Those are the 5 points, but Augustine believed the same things and others prior to Calvin came to the same conclusion based upon Scripture. Call us Calvinists if you wish, but the doctrine traces to Scripture itself and was expressed outside of Scripture at least by the 300s.
"The old truth that Calvin preached, that Augustine preached, that Paul preached, is the truth that I must preach to-day, or else be false to my conscience and my God. I cannot shape the truth; I know of no such thing as paring off the rough edges of a doctrine. John Knox's gospel is my gospel. That which thundered through Scotland must thunder through England again."C. H. Spurgeon
TULIP never was the church's doctrine until or after Calvin.
We could agree I think that it reached it's full bloom and completion into a separate scripture-based religion under Calvin.
You can find pieces of TULIP, heck I agree with pieces, in many different places and back-read this as "Calvin". But the full-blown TULIP? No.

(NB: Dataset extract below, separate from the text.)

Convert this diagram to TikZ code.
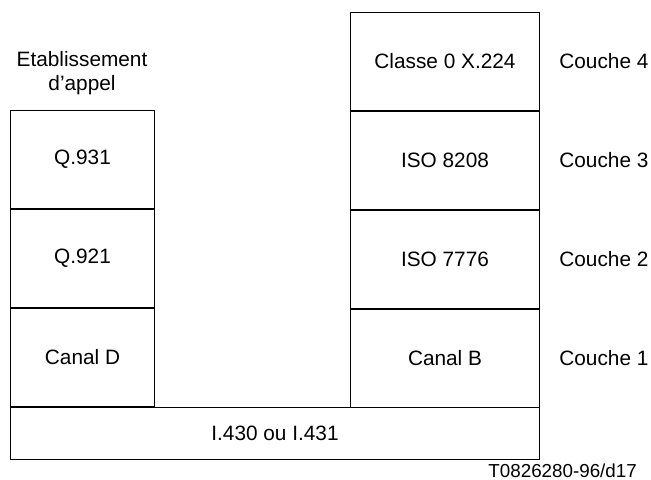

It's like we've been saying; you can't take part and not harmonize it with the whole and call it 'scriptural.'
Calvinism isn't that big a deal. Just look at it as someone trusting God on absolutely every single possible anything and you've got it.
There's nothing wrong with it.
Just on the face of it, how can Calvinism be Jesus's teaching? What was Jesus's telling us to do? Why bother?
Was Jesus teaching something we have no free will or ability to do? Is Jesus saying: "Repent (you elect who can do no different)!'
Calvinism vanishes all meaning from The Gospel.